To many, the decision highlighted the inherent conflicts when sport polices itself. The handling of the Russian case has found policies to be lacking – neither the WADA code nor Olympic charter address state-sponsored doping although there is precedent – but more than that, many question the willpower of officials who often have conflicts of interest.
“Certainly, the lack of will and determination to root out this problem has led to this totally unsatisfactory result for clean athletes,” said Travis Tygart, CEO of the U.S. Anti-Doping Agency. “There were numerous junctures going back to when the whistleblowers first came forward where clear decisions for the good of clean athletes, not for politics, would have resulted in a better outcome.”
Now, no matter the quality of the work by international federations to ensure Russians in Rio were not part of the system, a cloud will hang over these Games. Whether one or all of the athletes Russia planned to enter makes it there, skepticism will follow their results.
“For this to have gone on for so long and to have had so many missteps, it’s really discouraging,” said Williams. “I just hope the athletes who step to the line in Rio won’t have to wonder about their place. Am I really fourth place? Am I really a bronze medalist?
“We’ve already missed a lot of moments. It’s not fair to miss your moment because another athlete is up there on the podium who shouldn’t be.”

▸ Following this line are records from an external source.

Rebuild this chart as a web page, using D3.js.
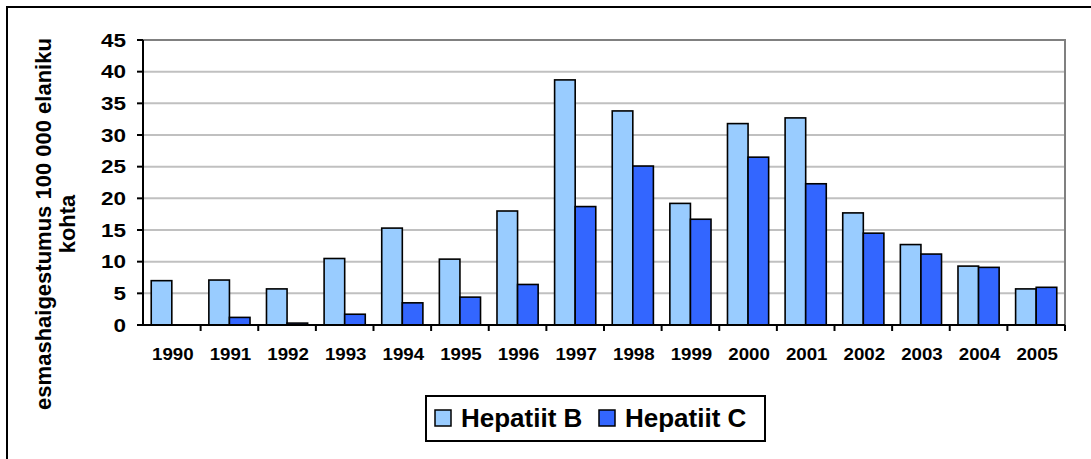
<!DOCTYPE html>
<html>
<head>
<meta charset="utf-8">
<script src="https://cdn.jsdelivr.net/npm/d3@7"></script>
<style>
  body { margin: 0; background: #fff; }
  text { font-family: Arial, "Liberation Sans", sans-serif; font-weight: bold; fill: #000; }
</style>
</head>
<body>
<div id="chart"></div>
<script>
// Chart data
const years = ["1990", "1991", "1992", "1993", "1994", "1995", "1996", "1997",
               "1998", "1999", "2000", "2001", "2002", "2003", "2004", "2005"];
const hepB = [7.0, 7.1, 5.7, 10.5, 15.3, 10.4, 18.0, 38.7, 33.8, 19.2, 31.8, 32.7, 17.7, 12.7, 9.3, 5.7];
const hepC = [0, 1.2, 0.3, 1.7, 3.5, 4.4, 6.4, 18.7, 25.1, 16.7, 26.5, 22.3, 14.5, 11.2, 9.1, 5.95];
const seriesNames = ["Hepatiit B", "Hepatiit C"];
const seriesColors = ["#99CCFF", "#3366FF"];
const yTicks = [0, 5, 10, 15, 20, 25, 30, 35, 40, 45];

const width = 1091, height = 459;
const plot = { left: 143, right: 1065, top: 40, bottom: 325 };

const svg = d3.select("#chart").append("svg")
  .attr("width", width)
  .attr("height", height);

// outer frame (runs off the right and bottom edges)
svg.append("rect")
  .attr("x", 7).attr("y", 7)
  .attr("width", width + 10).attr("height", height + 10)
  .attr("fill", "none").attr("stroke", "#000").attr("stroke-width", 2);

const x0 = d3.scaleBand().domain(years).range([plot.left, plot.right]).paddingInner(0).paddingOuter(0);
const barW = x0.bandwidth() / 2.8;
const x1 = d3.scaleBand().domain([0, 1]).range([0.4 * barW, 2.4 * barW]);
const y = d3.scaleLinear().domain([0, 45]).range([plot.bottom, plot.top]);

// gridlines
svg.append("g").selectAll("line")
  .data(yTicks.filter(d => d > 0))
  .join("line")
  .attr("x1", plot.left).attr("x2", plot.right)
  .attr("y1", d => y(d)).attr("y2", d => y(d))
  .attr("stroke", "#c0c0c0").attr("stroke-width", 2);

// plot border top/right
svg.append("path")
  .attr("d", `M${plot.left},${plot.top}H${plot.right}V${plot.bottom}`)
  .attr("fill", "none").attr("stroke", "#808080").attr("stroke-width", 2);

// bars
const series = [hepB, hepC];
series.forEach((vals, si) => {
  svg.append("g").selectAll("rect")
    .data(vals.map((v, i) => ({ year: years[i], v })).filter(d => d.v > 0))
    .join("rect")
    .attr("x", d => x0(d.year) + x1(si))
    .attr("y", d => y(d.v))
    .attr("width", x1.bandwidth())
    .attr("height", d => y(0) - y(d.v))
    .attr("fill", seriesColors[si])
    .attr("stroke", "#000").attr("stroke-width", 1.6);
});

// axes
svg.append("line")
  .attr("x1", plot.left).attr("x2", plot.left)
  .attr("y1", plot.top).attr("y2", plot.bottom)
  .attr("stroke", "#000").attr("stroke-width", 2);
svg.append("line")
  .attr("x1", plot.left - 6).attr("x2", plot.right)
  .attr("y1", plot.bottom).attr("y2", plot.bottom)
  .attr("stroke", "#000").attr("stroke-width", 2);

// y ticks and labels
svg.append("g").selectAll("line")
  .data(yTicks).join("line")
  .attr("x1", plot.left - 6).attr("x2", plot.left)
  .attr("y1", d => y(d)).attr("y2", d => y(d))
  .attr("stroke", "#000").attr("stroke-width", 2);
svg.append("g").selectAll("text")
  .data(yTicks).join("text")
  .attr("transform", d => `translate(126,${y(d) + 6.5}) scale(1.25,1)`)
  .attr("text-anchor", "end")
  .attr("font-size", 18)
  .text(d => d);

// x ticks (category boundaries) and labels
svg.append("g").selectAll("line")
  .data(years.map(d => x0(d) + x0.bandwidth())).join("line")
  .attr("x1", d => d).attr("x2", d => d)
  .attr("y1", plot.bottom).attr("y2", plot.bottom + 6)
  .attr("stroke", "#000").attr("stroke-width", 2);
svg.append("g").selectAll("text")
  .data(years).join("text")
  .attr("transform", d => `translate(${x0(d) + x0.bandwidth() / 2 + 1},360) scale(1.17,1)`)
  .attr("text-anchor", "middle")
  .attr("font-size", 16)
  .text(d => d);

// y axis title
const title = svg.append("text")
  .attr("transform", "translate(51,224) rotate(-90)")
  .attr("text-anchor", "middle")
  .attr("font-size", 22);
title.append("tspan").attr("x", 0).attr("dy", 0).text("esmashaigestumus 100 000 elaniku");
title.append("tspan").attr("x", 0).attr("dy", 24).text("kohta");

// legend
const legend = svg.append("g");
legend.append("rect")
  .attr("x", 426).attr("y", 396)
  .attr("width", 339).attr("height", 45)
  .attr("fill", "#fff").attr("stroke", "#000").attr("stroke-width", 2);
const legendX = [435, 599];
seriesNames.forEach((name, i) => {
  legend.append("rect")
    .attr("x", legendX[i]).attr("y", 410)
    .attr("width", 16).attr("height", 16)
    .attr("fill", seriesColors[i]).attr("stroke", "#000").attr("stroke-width", 1.5);
  legend.append("text")
    .attr("x", legendX[i] + 26).attr("y", 427)
    .attr("font-size", 26)
    .text(name);
});
</script>
</body>
</html>
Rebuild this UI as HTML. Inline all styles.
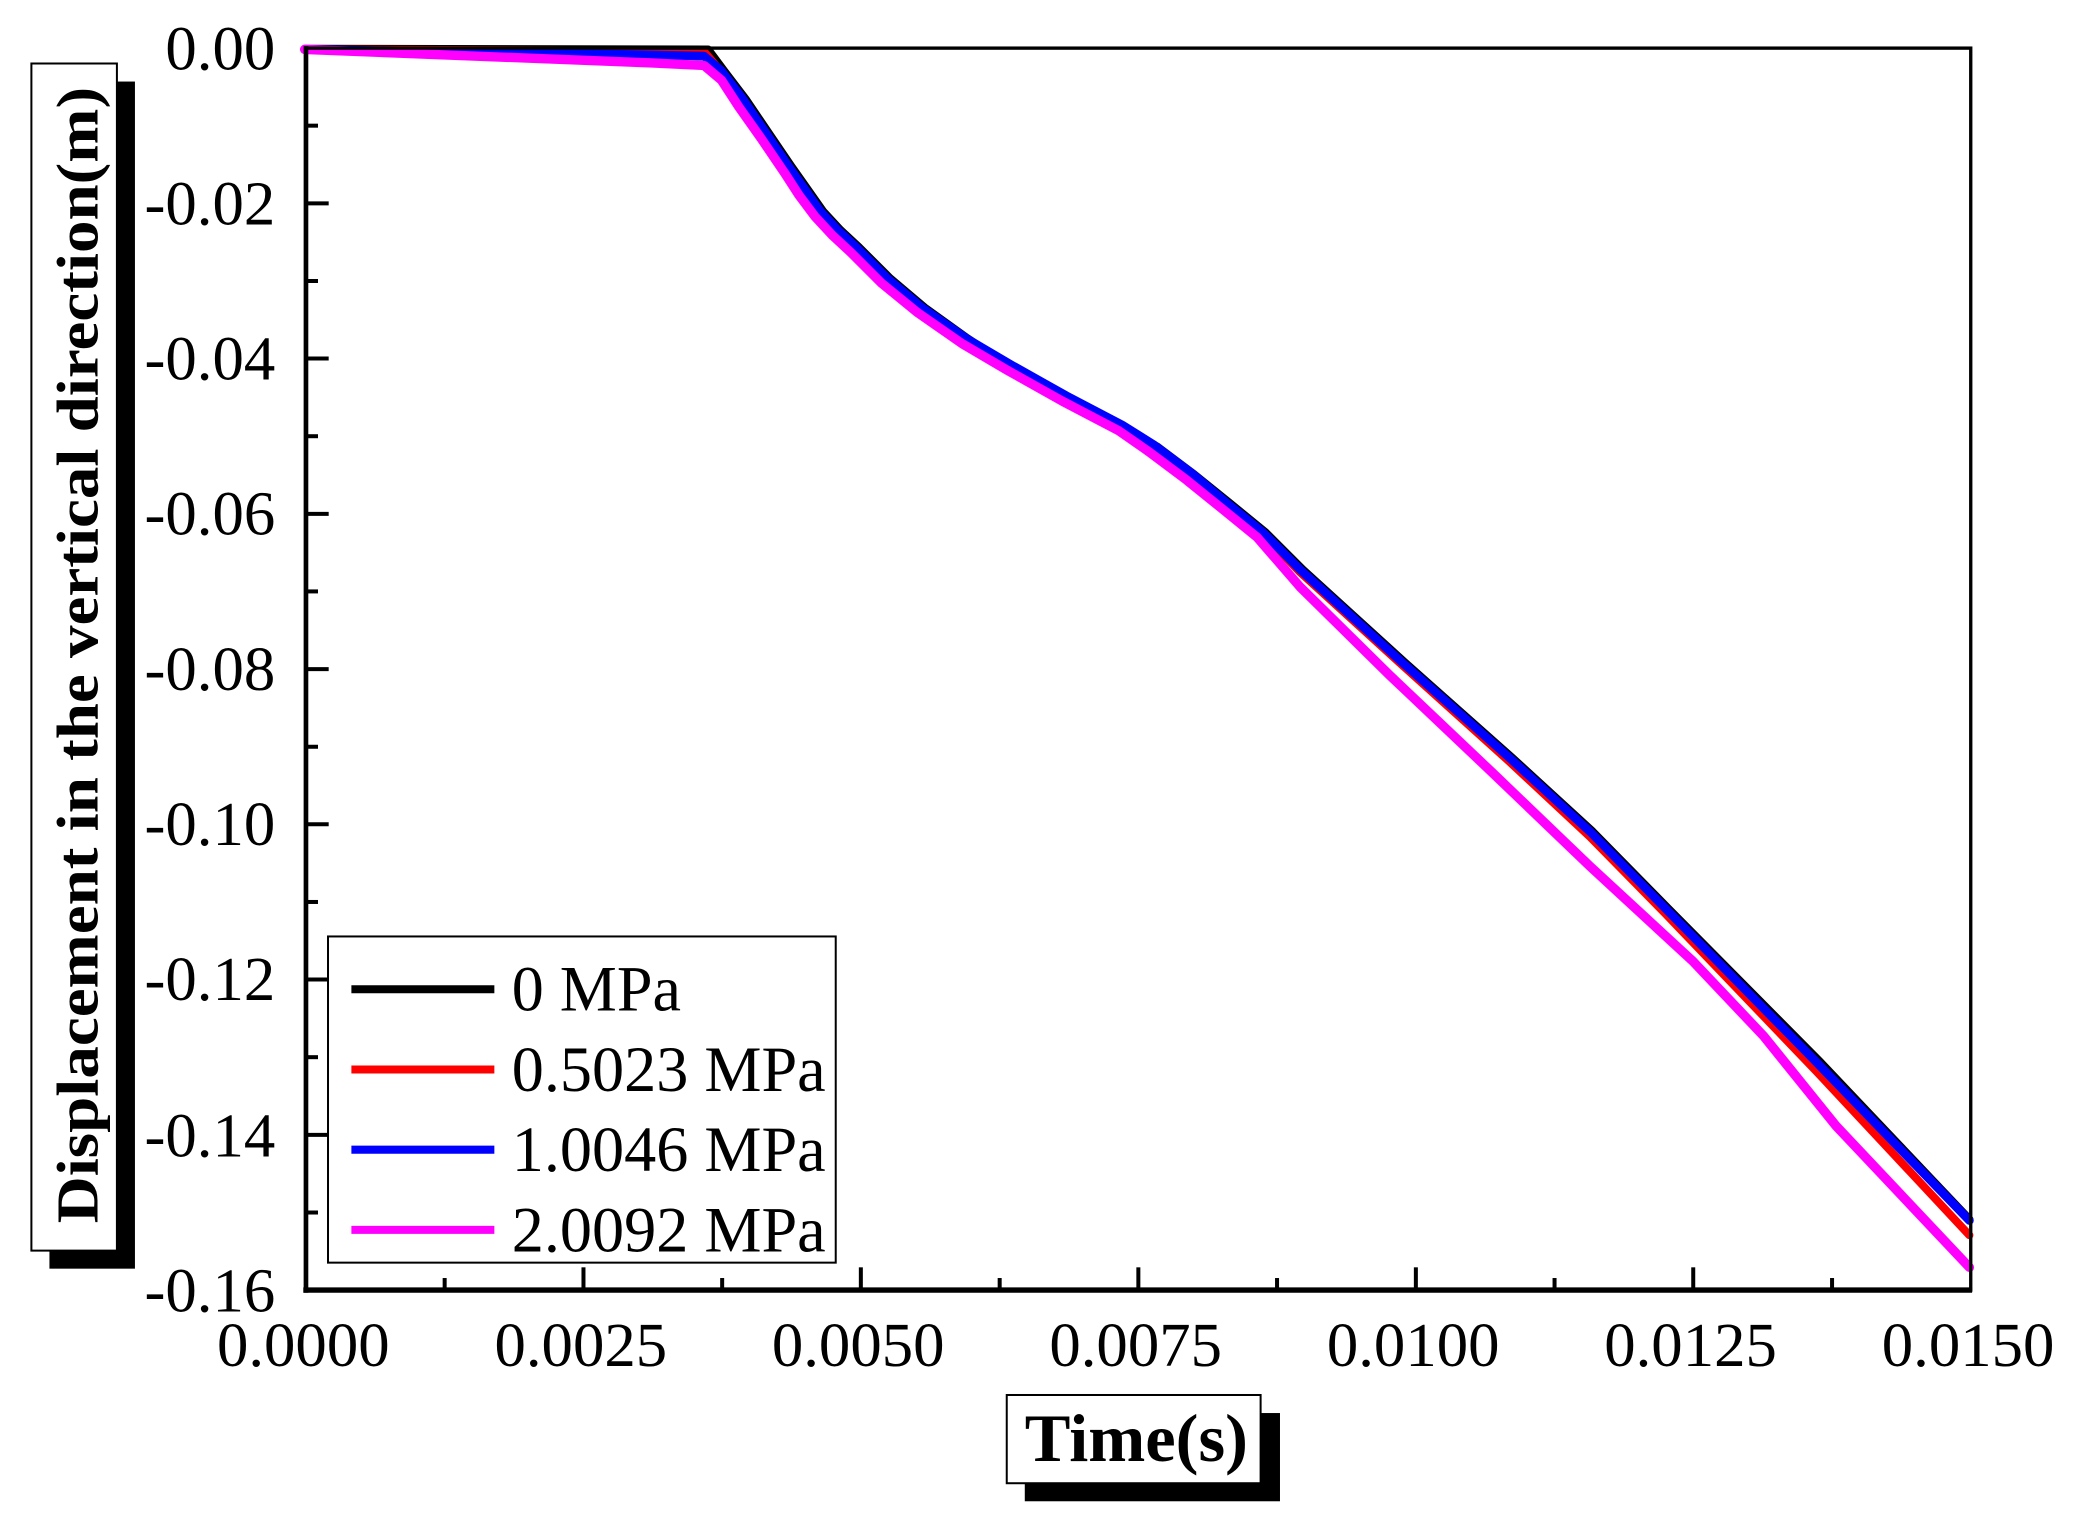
<!DOCTYPE html>
<html><head><meta charset="utf-8"><style>html,body{margin:0;padding:0;background:#fff}svg{display:block}</style></head>
<body>
<svg xmlns="http://www.w3.org/2000/svg" width="2095" height="1524" viewBox="0 0 1568 1140" preserveAspectRatio="none" font-family="'Liberation Serif', serif">
<rect width="1568" height="1140" fill="#fff"/>
<g fill="none" stroke-linejoin="round" stroke-linecap="round">
<polyline stroke="#000" stroke-width="6" points="228,36.5 530,37 542,53 558,74 575,99 592,124 604,141 616,158 629,172 643,185 666,208 692,230 724,253 757,275 798,299 840,320 866,334 894,355 920,376 947,398 975,426 1052,496 1132,567 1192,622 1249,680 1362,794 1474,912"/>
<polyline stroke="#f00" stroke-width="6" points="228,37 486,38 527,38.5 540,54 556,75 573,100 590,125 602,142 614,159 627,173 641,186 664,209 690,231 723,254 757,274 798,297 840,319 864,334 892,355 918,377 945,399 973,428 1050,498 1130,570 1190,626 1247,684 1360,802 1474,924"/>
<polyline stroke="#00f" stroke-width="6.5" points="228,37 486,41 527,42 540,53 556,74 573,99 590,124 602,141 614,158 627,172 641,185 664,208 690,230 723,253 757,273 798,296 840,318 864,333 892,354 918,376 945,398 973,426 1050,496 1130,567 1190,622 1247,680 1360,795 1474,913"/>
<polyline stroke="#f0f" stroke-width="7" points="228,37 486,47 527,49 540,60 553,80 570,104 587,129 598,146 610,162 623,176 637,189 660,212 687,234 720,257 754,277 795,300 837,322 860,338 888,359 914,380 941,402 973,439 1040,505 1117,578 1190,648 1267,719 1320,775 1374,842 1474,948"/>
</g>
<rect x="229" y="36" width="1246" height="929" fill="none" stroke="#000" stroke-width="2.5"/>
<line x1="229" y1="34.5" x2="229" y2="967" stroke="#000" stroke-width="3.5"/>
<line x1="227" y1="965" x2="1476" y2="965" stroke="#000" stroke-width="4"/>
<g stroke="#000" stroke-width="3">
<line x1="229" y1="152.1" x2="246" y2="152.1"/><line x1="229" y1="268.2" x2="246" y2="268.2"/><line x1="229" y1="384.4" x2="246" y2="384.4"/><line x1="229" y1="500.5" x2="246" y2="500.5"/><line x1="229" y1="616.6" x2="246" y2="616.6"/><line x1="229" y1="732.7" x2="246" y2="732.7"/><line x1="229" y1="848.9" x2="246" y2="848.9"/>
<line x1="229" y1="94" x2="238" y2="94"/><line x1="229" y1="210.2" x2="238" y2="210.2"/><line x1="229" y1="326.3" x2="238" y2="326.3"/><line x1="229" y1="442.4" x2="238" y2="442.4"/><line x1="229" y1="558.6" x2="238" y2="558.6"/><line x1="229" y1="674.7" x2="238" y2="674.7"/><line x1="229" y1="790.8" x2="238" y2="790.8"/><line x1="229" y1="907" x2="238" y2="907"/>
<line x1="436.7" y1="965" x2="436.7" y2="948"/><line x1="644.3" y1="965" x2="644.3" y2="948"/><line x1="852" y1="965" x2="852" y2="948"/><line x1="1059.7" y1="965" x2="1059.7" y2="948"/><line x1="1267.3" y1="965" x2="1267.3" y2="948"/>
<line x1="332.8" y1="965" x2="332.8" y2="956"/><line x1="540.5" y1="965" x2="540.5" y2="956"/><line x1="748.2" y1="965" x2="748.2" y2="956"/><line x1="955.8" y1="965" x2="955.8" y2="956"/><line x1="1163.5" y1="965" x2="1163.5" y2="956"/><line x1="1371.2" y1="965" x2="1371.2" y2="956"/>
</g>
<g font-size="47" text-anchor="end" fill="#000">
<text x="206" y="52">0.00</text><text x="206" y="168">-0.02</text><text x="206" y="284">-0.04</text><text x="206" y="400">-0.06</text><text x="206" y="516">-0.08</text><text x="206" y="632">-0.10</text><text x="206" y="748">-0.12</text><text x="206" y="865">-0.14</text><text x="206" y="981">-0.16</text>
</g>
<g font-size="47" text-anchor="middle" fill="#000">
<text x="227" y="1022">0.0000</text><text x="434.7" y="1022">0.0025</text><text x="642.3" y="1022">0.0050</text><text x="850" y="1022">0.0075</text><text x="1057.7" y="1022">0.0100</text><text x="1265.3" y="1022">0.0125</text><text x="1473" y="1022">0.0150</text>
</g>
<rect x="245.5" y="700.5" width="380" height="244" fill="#fff" stroke="#000" stroke-width="1.5"/>
<g stroke-width="6"><line x1="263" y1="740" x2="370" y2="740" stroke="#000"/><line x1="263" y1="800" x2="370" y2="800" stroke="#f00"/><line x1="263" y1="860" x2="370" y2="860" stroke="#00f"/><line x1="263" y1="920" x2="370" y2="920" stroke="#f0f"/></g>
<g font-size="48" fill="#000"><text x="383" y="756">0 MPa</text><text x="383" y="816" textLength="235" lengthAdjust="spacingAndGlyphs">0.5023 MPa</text><text x="383" y="876" textLength="235" lengthAdjust="spacingAndGlyphs">1.0046 MPa</text><text x="383" y="936" textLength="235" lengthAdjust="spacingAndGlyphs">2.0092 MPa</text></g>
<rect x="37" y="61" width="64" height="888" fill="#000"/>
<rect x="23.5" y="47.5" width="64" height="888" fill="#fff" stroke="#000" stroke-width="1.5"/>
<text transform="translate(73,915) rotate(-90)" font-size="44" font-weight="bold" textLength="850" lengthAdjust="spacingAndGlyphs">Displacement in the vertical direction(m)</text>
<rect x="767" y="1057" width="191" height="66" fill="#000"/>
<rect x="753.5" y="1043.5" width="190" height="66" fill="#fff" stroke="#000" stroke-width="1.5"/>
<text x="767" y="1093" font-size="51" font-weight="bold" textLength="167" lengthAdjust="spacingAndGlyphs">Time(s)</text>
</svg>
</body></html>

Regardless of the IOC’s decision, it’s likely the Olympics will not be clean. They never are, as retesting from Beijing and London have revealed nearly 100 positive drug tests.
And the current anti-doping system has improved policing of sport in the past 15 years.
Yet athletes were looking for more in the decision, for the IOC to issue meaningful sanctions and back up its claims of zero tolerance for doping. For the most part, they were disappointed in the IOC’s message to clean sport – no matter what Bach insisted.